Plusieurs grands dirigeants talibans actuels ont été formés dans des madrassas pakistanaises, des écoles coraniques, et partagent la vision d’un islam radical, largement répandue dans tout le pays.
Mais la chute de Kaboul aux mains des talibans a surtout entraîné un revirement d’alliance qu’Islamabad souhaite mettre à profit le plus tôt possible.
D’une part le Pakistan a été considéré comme un allié peu fiable par les États-Unis.
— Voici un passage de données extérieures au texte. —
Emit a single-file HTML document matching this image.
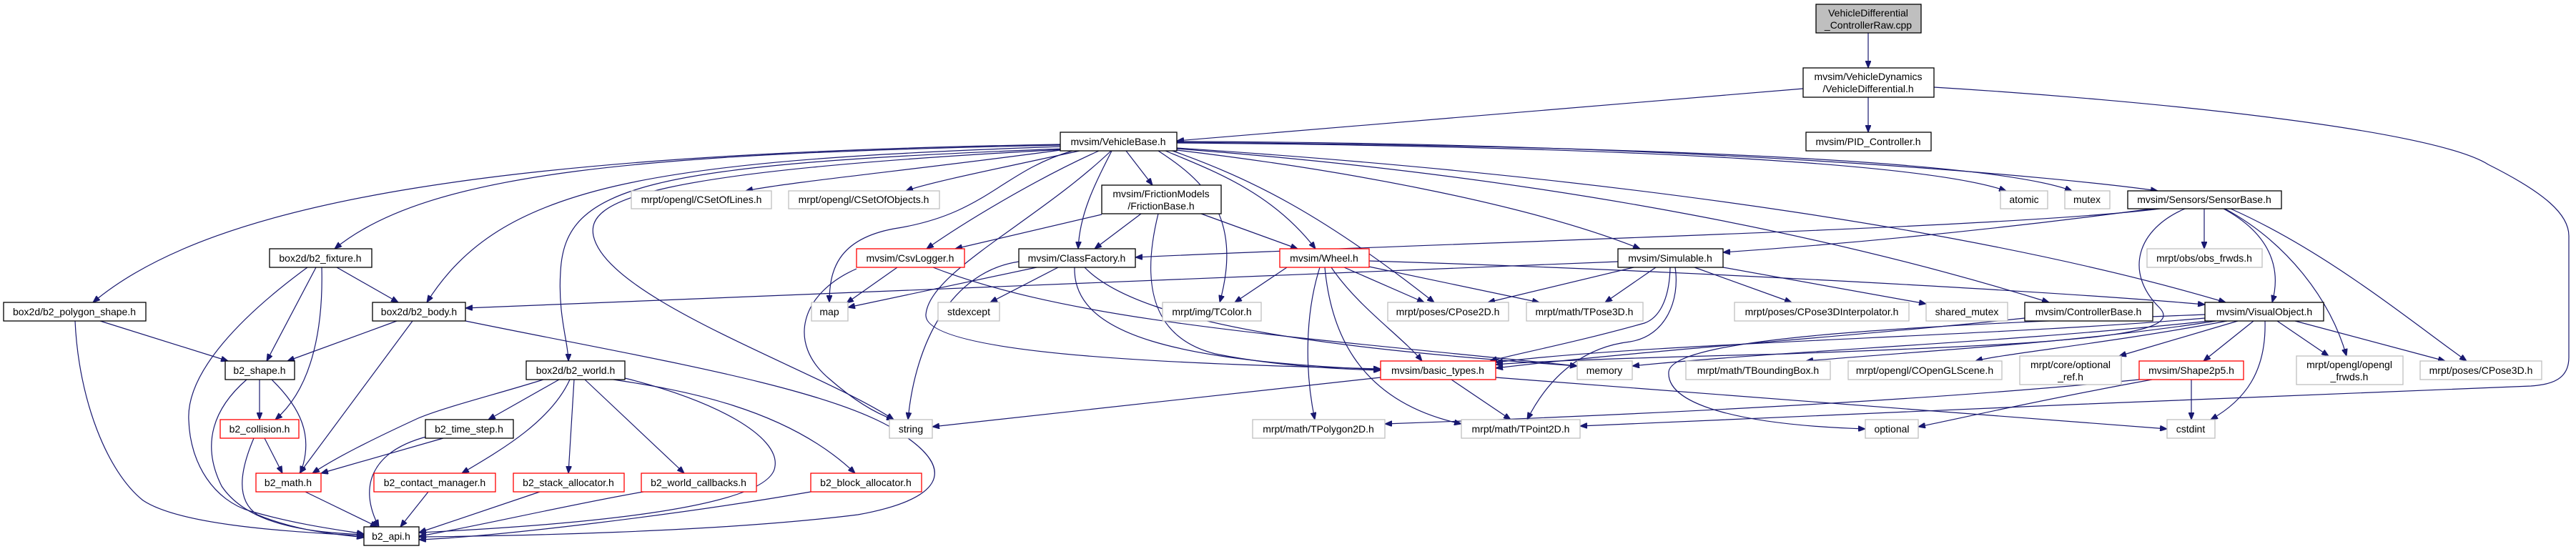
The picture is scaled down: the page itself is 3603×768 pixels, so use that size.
<!DOCTYPE html>
<html><head><meta charset="utf-8"><style>
html,body{margin:0;padding:0;background:#fff;}
svg{display:block;}
text{font-family:"Liberation Sans",sans-serif;font-size:14px;fill:#000;text-anchor:middle;}
.e{fill:none;stroke:#191970;stroke-width:1.2;marker-end:url(#a);}
.k{fill:#fff;stroke:#000;stroke-width:1.3;}
.g{fill:#fff;stroke:#bfbfbf;stroke-width:1.3;}
.r{fill:#fff;stroke:#ff0000;stroke-width:1.3;}
</style></head><body>
<svg width="3603" height="768" viewBox="0 0 3603 768" xmlns="http://www.w3.org/2000/svg">
<defs><marker id="a" markerUnits="userSpaceOnUse" markerWidth="11" markerHeight="8" refX="10" refY="4" orient="auto"><path d="M0,0 L10,4 L0,8 z" fill="#191970" stroke="#191970"/></marker></defs>
<g>
<path class="e" d="M2613,46 L2613,95"/>
<path class="e" d="M2613,136 L2613,185"/>
<path class="e" d="M2522,124 L1646,197"/>
<path class="e" d="M2705,122 C3000,140 3400,180 3480,230 C3560,270 3593,300 3593,330 L3593,500 C3593,530 3570,538 3540,540 C3200,555 2500,580 2210,596"/>
<path class="e" d="M1483,202 C700,215 300,280 130,423"/>
<path class="e" d="M1483,203 C900,215 600,240 468,348"/>
<path class="e" d="M1485,205 C900,225 700,260 597,423"/>
<path class="e" d="M1490,208 C900,230 790,260 784,380 C780,440 795,480 795,505"/>
<path class="e" d="M1500,211 C1400,240 1380,300 1250,320 C1170,335 1160,380 1160,423"/>
<path class="e" d="M1490,209 C900,240 820,280 830,330 C850,420 1150,520 1250,587"/>
<path class="e" d="M1483,210 C1300,235 1100,255 1043,267"/>
<path class="e" d="M1510,211 C1400,235 1300,255 1267,267"/>
<path class="e" d="M1537,211 C1450,250 1350,310 1296,348"/>
<path class="e" d="M1555,211 C1530,260 1510,300 1508,348"/>
<path class="e" d="M1575,211 L1612,259"/>
<path class="e" d="M1554,211 C1450,310 1300,380 1295,440 C1290,500 1700,510 1931,516"/>
<path class="e" d="M1620,211 C1680,250 1740,300 1706,423"/>
<path class="e" d="M1630,211 C1700,240 1780,270 1840,348"/>
<path class="e" d="M1640,211 C1750,250 1850,300 2006,423"/>
<path class="e" d="M1646,210 C1900,240 2150,290 2294,348"/>
<path class="e" d="M1646,208 C2200,250 2600,340 2866,423"/>
<path class="e" d="M1646,207 C2300,250 2800,330 3113,423"/>
<path class="e" d="M1646,200 C2300,205 2700,230 2806,267"/>
<path class="e" d="M1646,199 C2400,205 2800,230 2898,267"/>
<path class="e" d="M1646,198 C2400,200 2900,250 3018,267"/>
<path class="e" d="M1800,374 L1727,423"/>
<path class="e" d="M1880,374 L1992,423"/>
<path class="e" d="M1910,372 L2153,423"/>
<path class="e" d="M1862,374 C1900,430 1960,470 1989,505"/>
<path class="e" d="M1846,374 C1825,440 1825,520 1839,587"/>
<path class="e" d="M1853,374 C1860,450 1890,560 2044,593"/>
<path class="e" d="M1915,365 C2400,380 2900,410 3084,426"/>
<path class="e" d="M2263,366 L651,431"/>
<path class="e" d="M2285,374 L2081,423"/>
<path class="e" d="M2316,374 L2245,423"/>
<path class="e" d="M2370,374 L2506,423"/>
<path class="e" d="M2410,374 L2694,425"/>
<path class="e" d="M2336,374 C2335,420 2320,445 2300,452 C2200,480 2120,495 2084,505"/>
<path class="e" d="M2343,374 C2350,420 2330,470 2280,478 C2220,485 2170,520 2136,587"/>
<path class="e" d="M1541,300 L1336,348"/>
<path class="e" d="M1596,299 L1531,348"/>
<path class="e" d="M1680,299 L1815,348"/>
<path class="e" d="M1620,299 C1600,380 1600,470 1700,495 C1800,515 1900,517 1931,518"/>
<path class="e" d="M1255,374 L1184,424"/>
<path class="e" d="M1198,376 C1120,410 1100,480 1160,530 C1200,565 1230,580 1250,587"/>
<path class="e" d="M1305,374 C1500,450 1800,470 2206,512"/>
<path class="e" d="M1450,374 L1186,430"/>
<path class="e" d="M1480,374 L1385,423"/>
<path class="e" d="M1425,366 C1330,380 1280,480 1270,587"/>
<path class="e" d="M1503,374 C1500,470 1650,505 1931,517"/>
<path class="e" d="M1517,374 C1600,460 1900,490 2206,512"/>
<path class="e" d="M471,374 L557,423"/>
<path class="e" d="M442,374 L373,505"/>
<path class="e" d="M450,374 C452,450 440,540 385,587"/>
<path class="e" d="M430,374 C340,440 260,520 264,588 C266,650 300,700 350,715 C420,735 480,742 509,747"/>
<path class="e" d="M140,449 L319,505"/>
<path class="e" d="M105,449 C110,560 150,660 200,700 C260,740 450,745 509,750"/>
<path class="e" d="M555,449 L402,505"/>
<path class="e" d="M577,449 L419,662"/>
<path class="e" d="M651,449 C900,500 1150,540 1250,600 C1350,660 1310,700 1200,720 C1000,745 700,750 586,751"/>
<path class="e" d="M363,531 L363,587"/>
<path class="e" d="M380,531 C420,570 440,610 420,662"/>
<path class="e" d="M345,531 C300,570 280,620 310,680 C350,740 450,745 509,748"/>
<path class="e" d="M370,613 L395,662"/>
<path class="e" d="M355,613 C335,660 330,700 360,720 C420,745 480,748 509,752"/>
<path class="e" d="M427,688 L528,737"/>
<path class="e" d="M782,531 L683,587"/>
<path class="e" d="M760,531 C700,550 620,570 585,585 C520,615 470,640 437,662"/>
<path class="e" d="M797,531 C770,590 700,630 646,662"/>
<path class="e" d="M803,531 L795,662"/>
<path class="e" d="M818,531 L957,662"/>
<path class="e" d="M858,531 C950,545 1100,570 1196,662"/>
<path class="e" d="M874,529 C1000,560 1090,610 1084,652 C1080,700 900,730 586,745"/>
<path class="e" d="M620,613 L449,662"/>
<path class="e" d="M600,610 C520,630 500,680 530,737"/>
<path class="e" d="M599,688 L560,737"/>
<path class="e" d="M755,688 L586,745"/>
<path class="e" d="M900,688 C800,705 650,740 586,750"/>
<path class="e" d="M1134,688 C950,720 700,750 586,755"/>
<path class="e" d="M1931,528 L1304,597"/>
<path class="e" d="M2030,531 L2113,587"/>
<path class="e" d="M2092,528 C2500,560 2800,580 3031,600"/>
<path class="e" d="M3084,445 C2800,470 2300,480 2092,507"/>
<path class="e" d="M3090,449 C2800,480 2500,490 2283,512"/>
<path class="e" d="M3100,449 C2900,480 2700,490 2526,505"/>
<path class="e" d="M3115,449 C2950,480 2800,495 2763,505"/>
<path class="e" d="M3130,449 L2964,498"/>
<path class="e" d="M3152,449 L3082,505"/>
<path class="e" d="M3168,449 C3170,520 3140,560 3092,587"/>
<path class="e" d="M3185,449 L3257,498"/>
<path class="e" d="M3210,449 L3420,505"/>
<path class="e" d="M3084,440 C2700,455 2340,470 2334,520 C2330,570 2450,595 2609,600"/>
<path class="e" d="M2992,531 C2700,560 2300,580 1937,593"/>
<path class="e" d="M3010,531 C2850,560 2720,590 2683,597"/>
<path class="e" d="M3065,531 L3065,587"/>
<path class="e" d="M3083,292 L3083,348"/>
<path class="e" d="M3110,292 C3180,330 3190,380 3178,423"/>
<path class="e" d="M3112,292 C3200,340 3260,420 3282,498"/>
<path class="e" d="M3120,292 C3250,350 3360,440 3450,505"/>
<path class="e" d="M3021,292 C2800,320 2000,340 1588,360"/>
<path class="e" d="M3010,292 C2800,320 2600,340 2410,353"/>
<path class="e" d="M3056,292 C2990,320 2970,380 3020,430 C3060,470 2900,480 2500,495 C2300,500 2150,505 2092,510"/>
<path class="e" d="M2832,445 C2600,470 2300,490 2092,515"/>
</g>
<g>
<rect x="2540" y="6" width="147" height="40" fill="#bfbfbf" stroke="#000" stroke-width="1.3"/><text x="2613" y="23">VehicleDifferential</text><text x="2613" y="40">_ControllerRaw.cpp</text>
<rect class="k" x="2522" y="95" width="183" height="41"/><text x="2613" y="112">mvsim/VehicleDynamics</text><text x="2613" y="129">/VehicleDifferential.h</text>
<rect class="k" x="2526" y="185" width="175" height="26"/><text x="2613" y="203">mvsim/PID_Controller.h</text>
<rect class="k" x="1483" y="185" width="163" height="26"/><text x="1564" y="203">mvsim/VehicleBase.h</text>
<rect class="g" x="883" y="267" width="196" height="25"/><text x="981" y="284">mrpt/opengl/CSetOfLines.h</text>
<rect class="g" x="1103" y="267" width="211" height="25"/><text x="1208" y="284">mrpt/opengl/CSetOfObjects.h</text>
<rect class="k" x="1541" y="259" width="167" height="40"/><text x="1624" y="276">mvsim/FrictionModels</text><text x="1624" y="293">/FrictionBase.h</text>
<rect class="g" x="2798" y="267" width="66" height="25"/><text x="2831" y="284">atomic</text>
<rect class="g" x="2888" y="267" width="63" height="25"/><text x="2919" y="284">mutex</text>
<rect class="k" x="2976" y="267" width="215" height="25"/><text x="3083" y="284">mvsim/Sensors/SensorBase.h</text>
<rect class="k" x="377" y="348" width="143" height="26"/><text x="448" y="366">box2d/b2_fixture.h</text>
<rect class="r" x="1198" y="348" width="151" height="26"/><text x="1273" y="366">mvsim/CsvLogger.h</text>
<rect class="k" x="1425" y="348" width="163" height="26"/><text x="1506" y="366">mvsim/ClassFactory.h</text>
<rect class="r" x="1790" y="348" width="125" height="26"/><text x="1852" y="366">mvsim/Wheel.h</text>
<rect class="k" x="2263" y="348" width="147" height="26"/><text x="2336" y="366">mvsim/Simulable.h</text>
<rect class="g" x="3003" y="348" width="161" height="26"/><text x="3083" y="366">mrpt/obs/obs_frwds.h</text>
<rect class="k" x="5" y="423" width="199" height="26"/><text x="104" y="441">box2d/b2_polygon_shape.h</text>
<rect class="k" x="521" y="423" width="130" height="26"/><text x="586" y="441">box2d/b2_body.h</text>
<rect class="g" x="1135" y="423" width="51" height="26"/><text x="1160" y="441">map</text>
<rect class="g" x="1312" y="423" width="86" height="26"/><text x="1355" y="441">stdexcept</text>
<rect class="g" x="1626" y="423" width="138" height="26"/><text x="1695" y="441">mrpt/img/TColor.h</text>
<rect class="g" x="1941" y="423" width="169" height="26"/><text x="2025" y="441">mrpt/poses/CPose2D.h</text>
<rect class="g" x="2135" y="423" width="163" height="26"/><text x="2216" y="441">mrpt/math/TPose3D.h</text>
<rect class="g" x="2426" y="423" width="244" height="26"/><text x="2548" y="441">mrpt/poses/CPose3DInterpolator.h</text>
<rect class="g" x="2694" y="423" width="114" height="26"/><text x="2751" y="441">shared_mutex</text>
<rect class="k" x="2832" y="423" width="179" height="26"/><text x="2921" y="441">mvsim/ControllerBase.h</text>
<rect class="k" x="3084" y="423" width="166" height="26"/><text x="3167" y="441">mvsim/VisualObject.h</text>
<rect class="k" x="315" y="505" width="97" height="26"/><text x="363" y="523">b2_shape.h</text>
<rect class="k" x="736" y="505" width="138" height="26"/><text x="805" y="523">box2d/b2_world.h</text>
<rect class="r" x="1931" y="505" width="161" height="26"/><text x="2011" y="523">mvsim/basic_types.h</text>
<rect class="g" x="2206" y="505" width="77" height="26"/><text x="2244" y="523">memory</text>
<rect class="g" x="2358" y="505" width="202" height="26"/><text x="2459" y="523">mrpt/math/TBoundingBox.h</text>
<rect class="g" x="2585" y="505" width="215" height="26"/><text x="2692" y="523">mrpt/opengl/COpenGLScene.h</text>
<rect class="g" x="2825" y="498" width="142" height="40"/><text x="2896" y="515">mrpt/core/optional</text><text x="2896" y="532">_ref.h</text>
<rect class="r" x="2992" y="505" width="146" height="26"/><text x="3065" y="523">mvsim/Shape2p5.h</text>
<rect class="g" x="3212" y="498" width="149" height="40"/><text x="3286" y="515">mrpt/opengl/opengl</text><text x="3286" y="532">_frwds.h</text>
<rect class="g" x="3385" y="505" width="170" height="26"/><text x="3470" y="523">mrpt/poses/CPose3D.h</text>
<rect class="r" x="308" y="587" width="110" height="26"/><text x="363" y="605">b2_collision.h</text>
<rect class="k" x="595" y="587" width="123" height="26"/><text x="656" y="605">b2_time_step.h</text>
<rect class="g" x="1244" y="587" width="60" height="26"/><text x="1274" y="605">string</text>
<rect class="g" x="1752" y="587" width="185" height="26"/><text x="1844" y="605">mrpt/math/TPolygon2D.h</text>
<rect class="g" x="2044" y="587" width="166" height="26"/><text x="2127" y="605">mrpt/math/TPoint2D.h</text>
<rect class="g" x="2609" y="587" width="74" height="26"/><text x="2646" y="605">optional</text>
<rect class="g" x="3031" y="587" width="67" height="26"/><text x="3064" y="605">cstdint</text>
<rect class="r" x="358" y="662" width="91" height="26"/><text x="403" y="680">b2_math.h</text>
<rect class="r" x="523" y="662" width="170" height="26"/><text x="608" y="680">b2_contact_manager.h</text>
<rect class="r" x="718" y="662" width="155" height="26"/><text x="795" y="680">b2_stack_allocator.h</text>
<rect class="r" x="897" y="662" width="161" height="26"/><text x="977" y="680">b2_world_callbacks.h</text>
<rect class="r" x="1134" y="662" width="155" height="26"/><text x="1211" y="680">b2_block_allocator.h</text>
<rect class="k" x="509" y="737" width="77" height="26"/><text x="547" y="755">b2_api.h</text>
</g>
</svg>
</body></html>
Mais le pays a néanmoins décidé d'avancer lucidement dans sa stratégie de stabilisation de l'Afghanistan.
Tout espace que les États-Unis cèdent, que ce soit dans leurs relations avec un nouveau gouvernement afghan ou avec le Pakistan, sera occupé principalement par la Chine, et dans une certaine mesure par l'Iran et la Russie.
Le Pakistan estime quant à lui qu’il est impératif qu’un gouvernement favorable à ses intérêts soit établi sur le territoire afghan, afin de peser sur le conflit indo-pakistanais.
En effet, le Pakistan accuse son grand rival indien de chercher à exploiter ses divisions ethniques et linguistiques à l’Ouest pour déstabiliser le pays. Les bonnes relations de l'Inde avec le gouvernement de l'ancien président afghan Ashraf Ghani n'ont rien fait pour apaiser cette inquiétude. Un futur gouvernement taliban pourrait alors favoriser le Pakistan dans ce conflit, notamment en offrant un refuge aux groupes djihadistes anti-indiens. La peur d’être pris en tenaille par deux États défavorables au Pakistan s’est éloignée depuis la mi-août.
Mais après le départ américain, certains Afghans ne souhaitent pas voir un nouvel État prendre pied dans leur pays. Les manifestations de ce mardi ont finalement été réprimées par les armes, lorsque les talibans ont décidé de tirer en l’air pour disperser la foule, tout en procédant à plusieurs dizaines d’arrestations.